Как же тогда это богословское по сути понятие может деградировать, приобретя расширительное значение?
Это может случиться, если оно перейдет в план природы и тогда станет означать всякое усилие, предпринятое чтобы достичь единения с Богом или с каким-либо суррогатом Бога (Абсолютом, Истиной, Совершенством, Всемогуществом и т. п.), превосходя разум, но при помощи какого-либо естественного средства: либо чувства, и тогда мы имеем сентиментальный мистицизм («бельфегоризм», говоря модным словцом), либо чистого интеллекта, и тогда имеем или интеллектуальный мистицизм (можно сказать, «гностицизм» в самом широком смысле), или ту разновидность метафизического экстаза, черты которого, по-видимому, запечатлели Упанишады.

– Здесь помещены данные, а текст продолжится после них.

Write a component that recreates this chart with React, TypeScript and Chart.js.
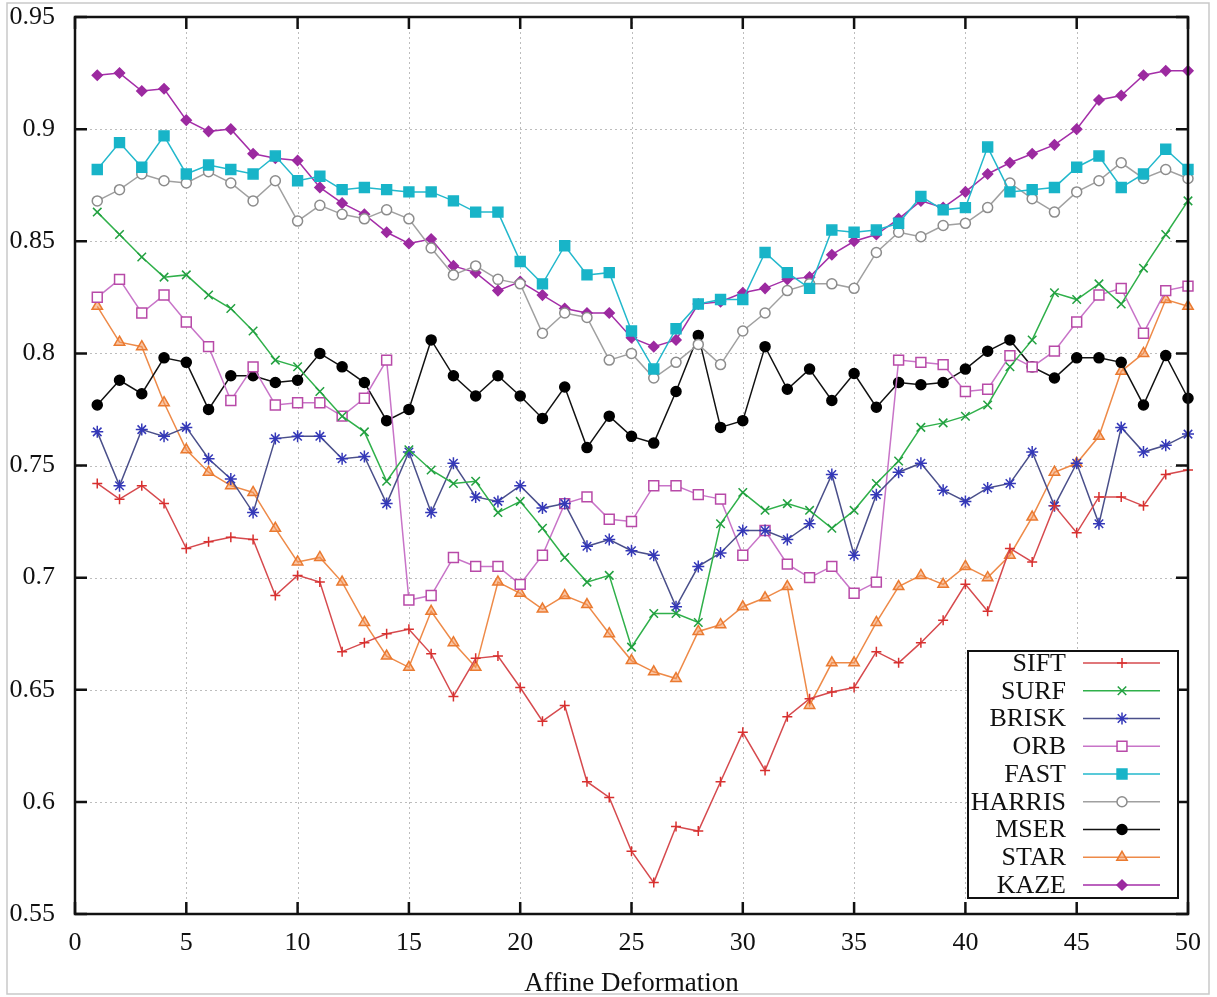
import React, { useEffect, useRef } from "react";
import { Chart, registerables } from "chart.js";
import { drawPoint } from "chart.js/helpers";

Chart.register(...registerables);

const xValues = [1,2,3,4,5,6,7,8,9,10,11,12,13,14,15,16,17,18,19,20,21,22,23,24,25,26,27,28,29,30,31,32,33,34,35,36,37,38,39,40,41,42,43,44,45,46,47,48,49,50];

const siftValues = [0.742,0.735,0.741,0.733,0.713,0.716,0.718,0.717,0.692,0.701,0.698,0.667,0.671,0.675,0.677,0.666,0.647,0.664,0.665,0.651,0.636,0.643,0.609,0.602,0.578,0.564,0.589,0.587,0.609,0.631,0.614,0.638,0.646,0.649,0.651,0.667,0.662,0.671,0.681,0.697,0.685,0.713,0.707,0.732,0.720,0.736,0.736,0.732,0.746,0.748];
const surfValues = [0.863,0.853,0.843,0.834,0.835,0.826,0.820,0.810,0.797,0.794,0.783,0.772,0.765,0.743,0.757,0.748,0.742,0.743,0.729,0.734,0.722,0.709,0.698,0.701,0.669,0.684,0.684,0.680,0.724,0.738,0.730,0.733,0.730,0.722,0.730,0.742,0.752,0.767,0.769,0.772,0.777,0.794,0.806,0.827,0.824,0.831,0.822,0.838,0.853,0.868];
const briskValues = [0.765,0.741,0.766,0.763,0.767,0.753,0.744,0.729,0.762,0.763,0.763,0.753,0.754,0.733,0.756,0.729,0.751,0.736,0.734,0.741,0.731,0.733,0.714,0.717,0.712,0.710,0.687,0.705,0.711,0.721,0.721,0.717,0.724,0.746,0.710,0.737,0.747,0.751,0.739,0.734,0.740,0.742,0.756,0.732,0.751,0.724,0.767,0.756,0.759,0.764];
const orbValues = [0.825,0.833,0.818,0.826,0.814,0.803,0.779,0.794,0.777,0.778,0.778,0.772,0.780,0.797,0.690,0.692,0.709,0.705,0.705,0.697,0.710,0.733,0.736,0.726,0.725,0.741,0.741,0.737,0.735,0.710,0.721,0.706,0.700,0.705,0.693,0.698,0.797,0.796,0.795,0.783,0.784,0.799,0.794,0.801,0.814,0.826,0.829,0.809,0.828,0.830];
const fastValues = [0.882,0.894,0.883,0.897,0.880,0.884,0.882,0.880,0.888,0.877,0.879,0.873,0.874,0.873,0.872,0.872,0.868,0.863,0.863,0.841,0.831,0.848,0.835,0.836,0.810,0.793,0.811,0.822,0.824,0.824,0.845,0.836,0.829,0.855,0.854,0.855,0.858,0.870,0.864,0.865,0.892,0.872,0.873,0.874,0.883,0.888,0.874,0.880,0.891,0.882];
const harrisValues = [0.868,0.873,0.880,0.877,0.876,0.881,0.876,0.868,0.877,0.859,0.866,0.862,0.860,0.864,0.860,0.847,0.835,0.839,0.833,0.831,0.809,0.818,0.816,0.797,0.800,0.789,0.796,0.804,0.795,0.810,0.818,0.828,0.831,0.831,0.829,0.845,0.854,0.852,0.857,0.858,0.865,0.876,0.869,0.863,0.872,0.877,0.885,0.878,0.882,0.878];
const mserValues = [0.777,0.788,0.782,0.798,0.796,0.775,0.790,0.790,0.787,0.788,0.800,0.794,0.787,0.770,0.775,0.806,0.790,0.781,0.790,0.781,0.771,0.785,0.758,0.772,0.763,0.760,0.783,0.808,0.767,0.770,0.803,0.784,0.793,0.779,0.791,0.776,0.787,0.786,0.787,0.793,0.801,0.806,0.794,0.789,0.798,0.798,0.796,0.777,0.799,0.780];
const starValues = [0.821,0.805,0.803,0.778,0.757,0.747,0.741,0.738,0.722,0.707,0.709,0.698,0.680,0.665,0.660,0.685,0.671,0.660,0.698,0.693,0.686,0.692,0.688,0.675,0.663,0.658,0.655,0.676,0.679,0.687,0.691,0.696,0.643,0.662,0.662,0.680,0.696,0.701,0.697,0.705,0.700,0.710,0.727,0.747,0.751,0.763,0.792,0.800,0.824,0.821];
const kazeValues = [0.924,0.925,0.917,0.918,0.904,0.899,0.900,0.889,0.887,0.886,0.874,0.867,0.862,0.854,0.849,0.851,0.839,0.836,0.828,0.832,0.826,0.820,0.818,0.818,0.807,0.803,0.806,0.822,0.823,0.827,0.829,0.833,0.834,0.844,0.850,0.853,0.860,0.868,0.865,0.872,0.880,0.885,0.889,0.893,0.900,0.913,0.915,0.924,0.926,0.926];

const seriesNames = ["SIFT", "SURF", "BRISK", "ORB", "FAST", "HARRIS", "MSER", "STAR", "KAZE"];
const yTickValues = [0.55, 0.6, 0.65, 0.7, 0.75, 0.8, 0.85, 0.9, 0.95];
const yTickLabels = ["0.55", "0.6", "0.65", "0.7", "0.75", "0.8", "0.85", "0.9", "0.95"];
const xTickValues = [0, 5, 10, 15, 20, 25, 30, 35, 40, 45, 50];
const xTickLabels = ["0", "5", "10", "15", "20", "25", "30", "35", "40", "45", "50"];
const xTitle = "Affine Deformation";

const FONT = "'Liberation Serif', 'Times New Roman', serif";

type Style = {
  line: string;
  marker: string;
  fill: string;
  pointStyle: string;
  radius: number;
};

const styles: Style[] = [
  { line: "#d64a4e", marker: "#d8302f", fill: "#d8302f", pointStyle: "cross", radius: 5 },
  { line: "#2fb04a", marker: "#22a040", fill: "#22a040", pointStyle: "crossRot", radius: 6 },
  { line: "#4a4f8a", marker: "#3438b8", fill: "#3438b8", pointStyle: "star", radius: 6 },
  { line: "#c874c8", marker: "#b84aa8", fill: "#ffffff", pointStyle: "rect", radius: 7 },
  { line: "#22b8cc", marker: "#18b4c8", fill: "#18b4c8", pointStyle: "rect", radius: 7 },
  { line: "#a0a0a0", marker: "#8c8c8c", fill: "#ffffff", pointStyle: "circle", radius: 5 },
  { line: "#111111", marker: "#000000", fill: "#000000", pointStyle: "circle", radius: 5 },
  { line: "#ee8a48", marker: "#ea7a30", fill: "rgba(244,150,90,0.55)", pointStyle: "triangle", radius: 6 },
  { line: "#a42ea8", marker: "#9c2aa0", fill: "#9c2aa0", pointStyle: "rectRot", radius: 5 },
];

const seriesValues = [siftValues, surfValues, briskValues, orbValues, fastValues, harrisValues, mserValues, starValues, kazeValues];

const framePlugin = {
  id: "framePlugin",
  beforeDraw(chart: any) {
    const ctx = chart.ctx;
    ctx.save();
    ctx.fillStyle = "#ffffff";
    ctx.fillRect(0, 0, chart.width, chart.height);
    ctx.strokeStyle = "#c9c9c9";
    ctx.lineWidth = 1.5;
    ctx.strokeRect(7, 3, 1202, 991);
    ctx.restore();
  },
  beforeDatasetsDraw(chart: any) {
    const ctx = chart.ctx;
    const ca = chart.chartArea;
    const xs = chart.scales.x;
    const ys = chart.scales.y;
    ctx.save();
    ctx.strokeStyle = "#bdbdbd";
    ctx.lineWidth = 1;
    ctx.setLineDash([2, 3]);
    xTickValues.forEach((v) => {
      const px = Math.round(xs.getPixelForValue(v)) + 0.5;
      if (px <= ca.left + 2 || px >= ca.right - 2) return;
      ctx.beginPath();
      ctx.moveTo(px, ca.top);
      ctx.lineTo(px, ca.bottom);
      ctx.stroke();
    });
    yTickValues.forEach((v) => {
      const py = Math.round(ys.getPixelForValue(v)) + 0.5;
      if (py <= ca.top + 2 || py >= ca.bottom - 2) return;
      ctx.beginPath();
      ctx.moveTo(ca.left, py);
      ctx.lineTo(ca.right, py);
      ctx.stroke();
    });
    ctx.restore();
  },
  afterDatasetsDraw(chart: any) {
    const ctx = chart.ctx;
    const ca = chart.chartArea;
    const xs = chart.scales.x;
    const ys = chart.scales.y;
    ctx.save();
    ctx.setLineDash([]);
    ctx.strokeStyle = "#111111";
    ctx.lineWidth = 2.5;
    ctx.strokeRect(ca.left, ca.top, ca.right - ca.left, ca.bottom - ca.top);
    const tl = 12;
    ctx.beginPath();
    xTickValues.forEach((v) => {
      const px = xs.getPixelForValue(v);
      ctx.moveTo(px, ca.bottom);
      ctx.lineTo(px, ca.bottom - tl);
      ctx.moveTo(px, ca.top);
      ctx.lineTo(px, ca.top + tl);
    });
    yTickValues.forEach((v) => {
      const py = ys.getPixelForValue(v);
      ctx.moveTo(ca.left, py);
      ctx.lineTo(ca.left + tl, py);
      ctx.moveTo(ca.right, py);
      ctx.lineTo(ca.right - tl, py);
    });
    ctx.stroke();

    // legend
    const boxL = ca.right - 220;
    const boxR = ca.right - 10;
    const boxT = ca.bottom - 263;
    const boxB = ca.bottom - 16;
    ctx.fillStyle = "#ffffff";
    ctx.fillRect(boxL, boxT, boxR - boxL, boxB - boxT);
    ctx.lineWidth = 2;
    ctx.strokeStyle = "#111111";
    ctx.strokeRect(boxL, boxT, boxR - boxL, boxB - boxT);
    const textR = ca.right - 122;
    const lineL = ca.right - 105;
    const lineR = ca.right - 28;
    const markX = ca.right - 66;
    const row0 = boxT + 12;
    const rowH = 27.75;
    ctx.font = `26px ${FONT}`;
    ctx.textAlign = "right";
    ctx.textBaseline = "middle";
    seriesNames.forEach((name, i) => {
      const y = row0 + i * rowH;
      const st = styles[i];
      ctx.fillStyle = "#111111";
      ctx.fillText(name, textR, y + 1);
      ctx.strokeStyle = st.line;
      ctx.lineWidth = 1.5;
      ctx.beginPath();
      ctx.moveTo(lineL, y);
      ctx.lineTo(lineR, y);
      ctx.stroke();
      ctx.strokeStyle = st.marker;
      ctx.fillStyle = st.fill;
      ctx.lineWidth = 1.5;
      drawPoint(ctx, { pointStyle: st.pointStyle as any, radius: st.radius, rotation: 0, borderWidth: 1.5 } as any, markX, y);
    });
    ctx.restore();
  },
};

export default function App() {
  const canvasRef = useRef<HTMLCanvasElement | null>(null);

  useEffect(() => {
    if (!canvasRef.current) return;
    const datasets = seriesNames.map((name, i) => {
      const st = styles[i];
      return {
        label: name,
        data: xValues.map((x, j) => ({ x, y: seriesValues[i][j] })),
        borderColor: st.line,
        backgroundColor: st.fill,
        borderWidth: 1.5,
        pointStyle: st.pointStyle as any,
        pointRadius: st.radius,
        pointHoverRadius: st.radius,
        pointBorderColor: st.marker,
        pointBackgroundColor: st.fill,
        pointBorderWidth: 1.5,
        tension: 0,
        fill: false,
        clip: false as any,
      };
    });

    const chart = new Chart(canvasRef.current, {
      type: "line",
      data: { datasets },
      options: {
        animation: false,
        responsive: false,
        maintainAspectRatio: false,
        events: [],
        layout: { padding: { left: 0, top: 0, right: 29, bottom: 0 } },
        plugins: {
          legend: { display: false },
          tooltip: { enabled: false },
          title: { display: false },
        },
        scales: {
          x: {
            type: "linear",
            min: 0,
            max: 50,
            afterBuildTicks: (scale: any) => {
              scale.ticks = xTickValues.map((v) => ({ value: v }));
            },
            afterFit: (scale: any) => {
              scale.height = 83;
            },
            grid: { display: false, drawTicks: false },
            border: { display: false },
            ticks: {
              color: "#111111",
              font: { family: FONT, size: 26 },
              padding: 14,
              maxRotation: 0,
              autoSkip: false,
              callback: (v: any) => {
                const idx = xTickValues.indexOf(Number(v));
                return idx >= 0 ? xTickLabels[idx] : "";
              },
            },
            title: {
              display: true,
              text: xTitle,
              color: "#111111",
              font: { family: FONT, size: 27, lineHeight: 1 },
              padding: { top: 0, bottom: 0 },
            },
          },
          y: {
            type: "linear",
            min: 0.55,
            max: 0.95,
            afterBuildTicks: (scale: any) => {
              scale.ticks = yTickValues.map((v) => ({ value: v }));
            },
            afterFit: (scale: any) => {
              scale.width = 75;
              scale.paddingTop = 17;
            },
            grid: { display: false, drawTicks: false },
            border: { display: false },
            ticks: {
              color: "#111111",
              font: { family: FONT, size: 26 },
              padding: 20,
              autoSkip: false,
              callback: (v: any) => {
                const idx = yTickValues.findIndex((t) => Math.abs(t - Number(v)) < 1e-6);
                return idx >= 0 ? yTickLabels[idx] : "";
              },
            },
          },
        },
      },
      plugins: [framePlugin],
    });

    return () => {
      chart.destroy();
    };
  }, []);

  return (
    <div style={{ position: "absolute", left: 0, top: 0, width: 1217, height: 997, background: "#ffffff" }}>
      <canvas ref={canvasRef} width={1217} height={997} style={{ width: 1217, height: 997, display: "block" }} />
    </div>
  );
}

Наконец, если понятие мистицизма еще более опускается и деградирует, мистиком назовут того, кто руководствуется не разумом, а квазирелигиозной «верой» в тот или иной идеал (или миф), — в этом смысле Пеги говорил о республиканской мистике. В еще более общем смысле мистиком назовут человека, естественно предрасположенного к тому, чтобы признать невидимый мир более важным для нас, чем видимый, и искать в вещах составляющую, которую не может воспринять простое рациональное познание.

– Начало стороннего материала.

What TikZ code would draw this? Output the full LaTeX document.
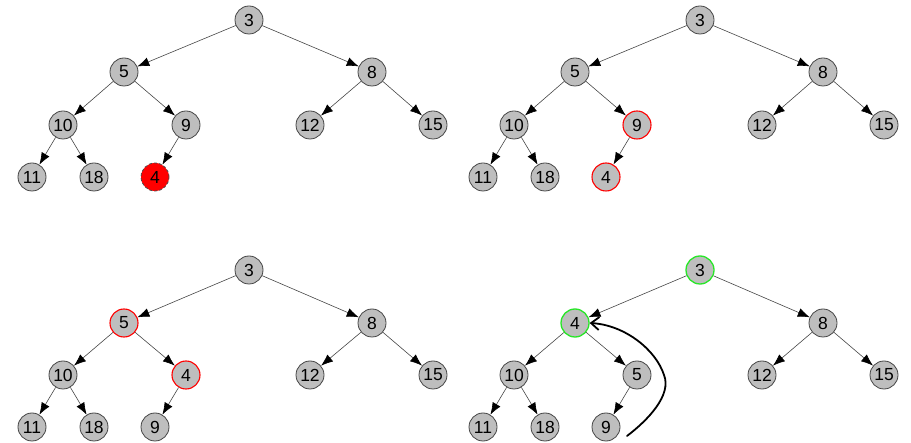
\documentclass[tikz,border=0pt]{standalone}
\usepackage{fontspec}
\setmainfont{Liberation Sans}
\usetikzlibrary{arrows.meta}
\definecolor{nodegray}{RGB}{190,190,190}
\definecolor{edgegray}{RGB}{70,70,70}
\definecolor{hlgreen}{RGB}{40,230,40}
\begin{document}
\begin{tikzpicture}[x=1pt,y=-1pt,
  nd/.style={circle,draw=edgegray,fill=nodegray,line width=0.8pt,minimum size=28pt,inner sep=0pt,font=\fontsize{17.5}{17.5}\selectfont},
  rednd/.style={nd,fill=red,draw=black!70,densely dashed},
  redring/.style={nd,draw=red,line width=1.1pt},
  greenring/.style={nd,draw=hlgreen,line width=1.3pt},
  ed/.style={draw=edgegray,line width=0.6pt,-{Latex[length=12pt,width=9pt,color=black]}}]
\useasboundingbox (0,0) rectangle (911,443);
% Tree A (top-left)
\node[nd] (a3) at (249,20) {3};
\node[nd] (a5) at (124,72) {5};
\node[nd] (a8) at (372,72) {8};
\node[nd] (a10) at (63,125) {10};
\node[nd] (a9) at (186,125) {9};
\node[nd] (a12) at (310,125) {12};
\node[nd] (a15) at (433,125) {15};
\node[nd] (a11) at (32,177) {11};
\node[nd] (a18) at (94,177) {18};
\node[rednd] (a4) at (155,177) {4};
\draw[ed] (a3)--(a5); \draw[ed] (a3)--(a8);
\draw[ed] (a5)--(a10); \draw[ed] (a5)--(a9);
\draw[ed] (a8)--(a12); \draw[ed] (a8)--(a15);
\draw[ed] (a10)--(a11); \draw[ed] (a10)--(a18);
\draw[ed] (a9)--(a4);
% Tree B (top-right)
\node[nd] (b3) at (700,20) {3};
\node[nd] (b5) at (575,72) {5};
\node[nd] (b8) at (823,72) {8};
\node[nd] (b10) at (514,125) {10};
\node[redring] (b9) at (637,125) {9};
\node[nd] (b12) at (762,125) {12};
\node[nd] (b15) at (884,125) {15};
\node[nd] (b11) at (483,177) {11};
\node[nd] (b18) at (545,177) {18};
\node[redring] (b4) at (606,177) {4};
\draw[ed] (b3)--(b5); \draw[ed] (b3)--(b8);
\draw[ed] (b5)--(b10); \draw[ed] (b5)--(b9);
\draw[ed] (b8)--(b12); \draw[ed] (b8)--(b15);
\draw[ed] (b10)--(b11); \draw[ed] (b10)--(b18);
\draw[ed] (b9)--(b4);
% Tree C (bottom-left)
\node[nd] (c3) at (249,270) {3};
\node[redring] (c5) at (124,323) {5};
\node[nd] (c8) at (372,323) {8};
\node[nd] (c10) at (63,375) {10};
\node[redring] (c4) at (186,375) {4};
\node[nd] (c12) at (310,375) {12};
\node[nd] (c15) at (433,375) {15};
\node[nd] (c11) at (32,427) {11};
\node[nd] (c18) at (94,427) {18};
\node[nd] (c9) at (155,427) {9};
\draw[ed] (c3)--(c5); \draw[ed] (c3)--(c8);
\draw[ed] (c5)--(c10); \draw[ed] (c5)--(c4);
\draw[ed] (c8)--(c12); \draw[ed] (c8)--(c15);
\draw[ed] (c10)--(c11); \draw[ed] (c10)--(c18);
\draw[ed] (c4)--(c9);
% Tree D (bottom-right)
\node[greenring] (d3) at (700,270) {3};
\node[greenring] (d4) at (575,323) {4};
\node[nd] (d8) at (823,323) {8};
\node[nd] (d10) at (514,375) {10};
\node[nd] (d5) at (637,375) {5};
\node[nd] (d12) at (762,375) {12};
\node[nd] (d15) at (884,375) {15};
\node[nd] (d11) at (483,427) {11};
\node[nd] (d18) at (545,427) {18};
\node[nd] (d9) at (606,427) {9};
\draw[ed] (d3)--(d4); \draw[ed] (d3)--(d8);
\draw[ed] (d4)--(d10); \draw[ed] (d4)--(d5);
\draw[ed] (d8)--(d12); \draw[ed] (d8)--(d15);
\draw[ed] (d10)--(d11); \draw[ed] (d10)--(d18);
\draw[ed] (d5)--(d9);
% hand-drawn arrow
\coordinate (hs) at (627,436);
\draw[line width=1.8pt,line cap=round,-{Straight Barb[length=8pt,width=13pt]}]
  (hs) .. controls (648,420) and (672,395) .. (664,375)
  .. controls (656,350) and (625,325) .. (d4.east);
\end{tikzpicture}
\end{document}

Так можно объединить (впрочем, с должным различением степеней их ценности) большую часть принятых ныне употреблений слова «мистика», но при этом видно, что все эти вторичные словоупотребления тем менее точны, чем больше удаляются от типического смысла понятия, относящегося к полной власти Духа Святого над душой, к состоянию, которое не только сверхразумно, но и по сущности сверхъестественно. Это понятие может быть расширено только через внешние аналогии с состоянием метафизического сосредоточения, которое в даже своем последнем пределе может лишь прикоснуться к естественному интеллекту бесплотных духов, а далее либо с иллюзиями, которые в силу чрезмерных притязаний интеллекта или, напротив, пренебрежения им принижают человека до нижеразумного состояния, либо просто с естественной склонностью, влекущей к таинственному.

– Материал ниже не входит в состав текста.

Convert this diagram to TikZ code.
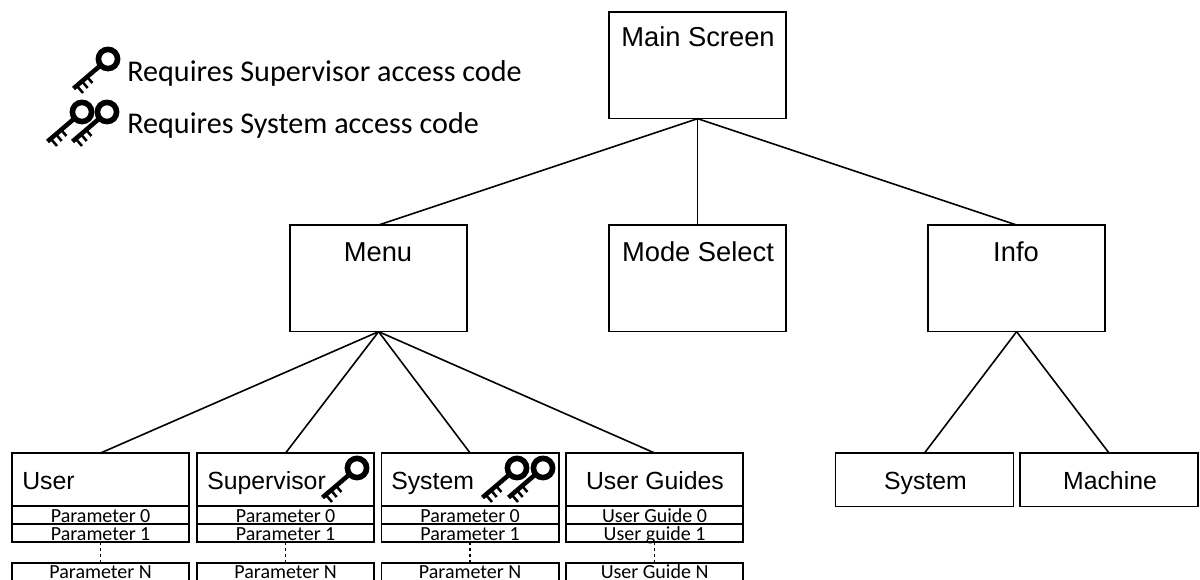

«Около столетия назад, — пишет г-н Сейер, — Балланш включил его [Руссо] в число великих мистиков, явившихся благодаря проповеди Иисуса вслед за Данте и святой Терезой». Это все равно, что включить шимпанзе в число великих людей, явившихся благодаря акту творения вслед за Авраамом и Воозом.
[280]
R.P. de Cassade. L'Abandon à la Providence Divine, t. I, p. 115.
[281]
«Второй диалог». Вот это признание автора «Эмиля»: «Я сказал, что Жан- Жак не добродетелен, и наш человек добродетельным также не будет — да и как ему быть добродетельным: ведь он слаб и покорствует склонностям, вождь его — всегда сердце, никогда не долг и не разум? Как добродетель, которая вся — труд и брань, может царить там, где лень и чистые неги? Он будет добр, потому что таким его сотворила природа; он будет делать добро, потому что ему приятно его делать, но если потребуется сражаться с самыми дорогими желаниями, разрывать себе сердце, чтобы исполнить долг, — станет он это делать? Сомневаюсь. Закон природы, по крайней мере, глас природы, так далеко не зовет. Значит, нужен другой закон, призывающий к этому, повелевающий природе замолчать. Но будет ли наш человек ставить себя в столь тягостные положения, где рождаестя столь жестокий долг? Еще более сомневаюсь…»
[282]
Как мне представляется, любопытный свет на происхождение этих псевдомистических идей бросает следующий текст, относящийся к 1769 г. В нем прекрасно видно, исходя из каких истин, сильно прочувствованных, но тотчас же преувеличенных, произошел сдвиг:
«Будучи всегда откровенен с собой, я чувствую, что на мои рассуждения, даже самые простые, налагается бремя внутреннего одобрения. Вы полагаете, что надобно этого остерегаться — я не могу думать так же и, напротив, нахожу в таком сокровенном суждении естественную оборону против софизмов моего рассудка. Боюсь даже, что в настоящем случае вы смешиваете потаенные склонности нашего сердца, вводящие нас в заблуждение, с тем еще более глубоким, более сокровенным побуждением, которое возмущается и ропщет против таких небескорыстных решений и вопреки нам возвращает нас на путь истины. Это внутреннее чувство и есть чувство самой природы; это ее зов наперекор софизмам рассудка, а доказательство тому — что громче всего оно говорит тогда, когда наша воля с наибольшим подобострастием уступает перед суждениями, которые чувство упорно отвергает. Я нисколько не думаю, что тот, кто судит согласно с ним, подвержен ошибкам, — напротив, полагаю, что оно никогда нас не обманывает, что оно — свет нашего слабого разумения, когда мы хотим идти дальше того, что можем понять» (письмо к неизвестному из Бургуена, 15 января 1769). Ср. также письмо к маркизу Мирабо от марта 1767 г. (не отправлено): «Я совершенно уверен, что мое сердце любит только добро» («Revue de Paris», 15 sept. 1923).